Legislation covering the sale of pets is not fit for purpose. The Pet Animals Act (1951) was written more than 60 years ago and there are no laws governing the sale of pets online.
As part of a coalition of animal welfare charities called the Pet Advertising Advisory Group (PAAG), we created a set of minimum standards for the sale of pets online and it’s backed by many of the leading UK classified websites, and by Defra. During the six-month launch period, our moderators helped get 100,000 inappropriate, misleading or illegal ads removed.
It’s a start, but there’s so much more that could be done to make things better. We want to see laws that cover the sale of pets brought up to date so they’re relevant and effective in a modern age.
Further saturating the already-flooded market is increasing numbers of poorly bred puppies being imported from Europe. Many enter the country crammed into cages in the back of vans without proper access to food or water.
Not only is the health and welfare of these puppies severely compromised on the journey to the UK, but these conditions create the perfect environment for the spread of disease. Underage puppies cannot be properly vaccinated against diseases such as rabies, and the risk to the UK is a serious one.
Blue Cross wants to see enforcement improved, particularly at the ports. Every passported animal should be properly checked when entering the UK. We think a robust and efficient enforcement system is essential to stop the flow of illegally imported, sickly puppies.
Cash cats and dogs
Breeding laws that cover dogs are out of date too, and laws relating to other animals are non-existent. Anyone can breed from their pet dog or cat without any thought to the welfare of their own animal or their offspring.
Did you know dogs and cats can suffer from inherited diseases? They can cause anything from breathing difficulties to brain problems, and give pets an often short and poor quality of life.
What if we told you that there are some genetic diseases that could be prevented from being passed on from mum to pup or kitten, but that irresponsible breeders don’t bother?
Breeding a dog or cat properly isn’t cheap and it’s a huge responsibility. Pets can suffer complications in pregnancy and the costs can be expensive and heartbreaking. Our veterinary and rehoming teams regularly care for young pets whose mums haven’t been able to take care of them; sadly they don’t always make it. We care for mothers who have had difficulty giving birth too, and there are often very sad endings for these pets.
Anyone thinking of breeding from their pet needs to do a lot of research before making a decision. The problem is now so huge that Blue Cross advises owners to get their pet neutered as soon as they are old enough to avoid accidental litters.
Battery farmed pets
You may have heard of large-scale breeding operations, often called ‘puppy farms’ where little care is taken over the welfare of the puppies or their mothers and fathers. We believe the best place for pets is in a home environment, where they can learn to be part of the family – but not every home breeder is responsible.

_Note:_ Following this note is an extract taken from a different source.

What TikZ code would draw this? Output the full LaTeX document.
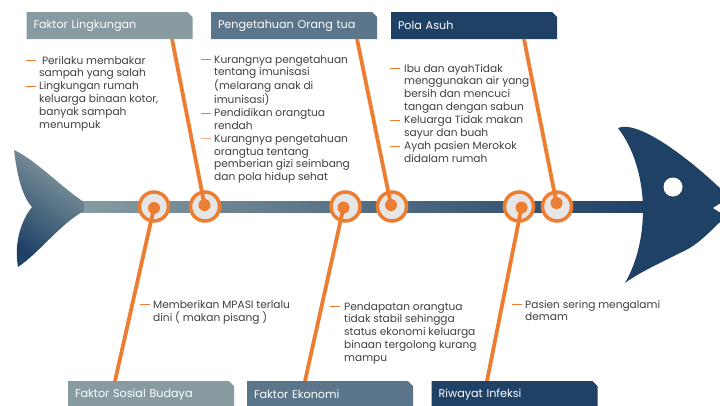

Some unscrupulous home breeders – often called ‘back yard breeders’ – allow their pets to have a litter just so they can bring in an extra income. If you’re searching for a new pet don’t forget to meet at least the mum and check that the parents and litter are healthy and that the breeder’s priority is the pet’s happiness.
We’d like to see consumers doing their research before committing to a pet, but we think this needs to be backed up by an effective law. We’ve called on the new government to carry out a full and proper review of pet breeding legislation to make sure that the health and welfare of animals is prioritised over profit.
So before you allow your cat or dog to have a litter, ask yourself - what’s the true cost of breeding pets for a bit of extra cash?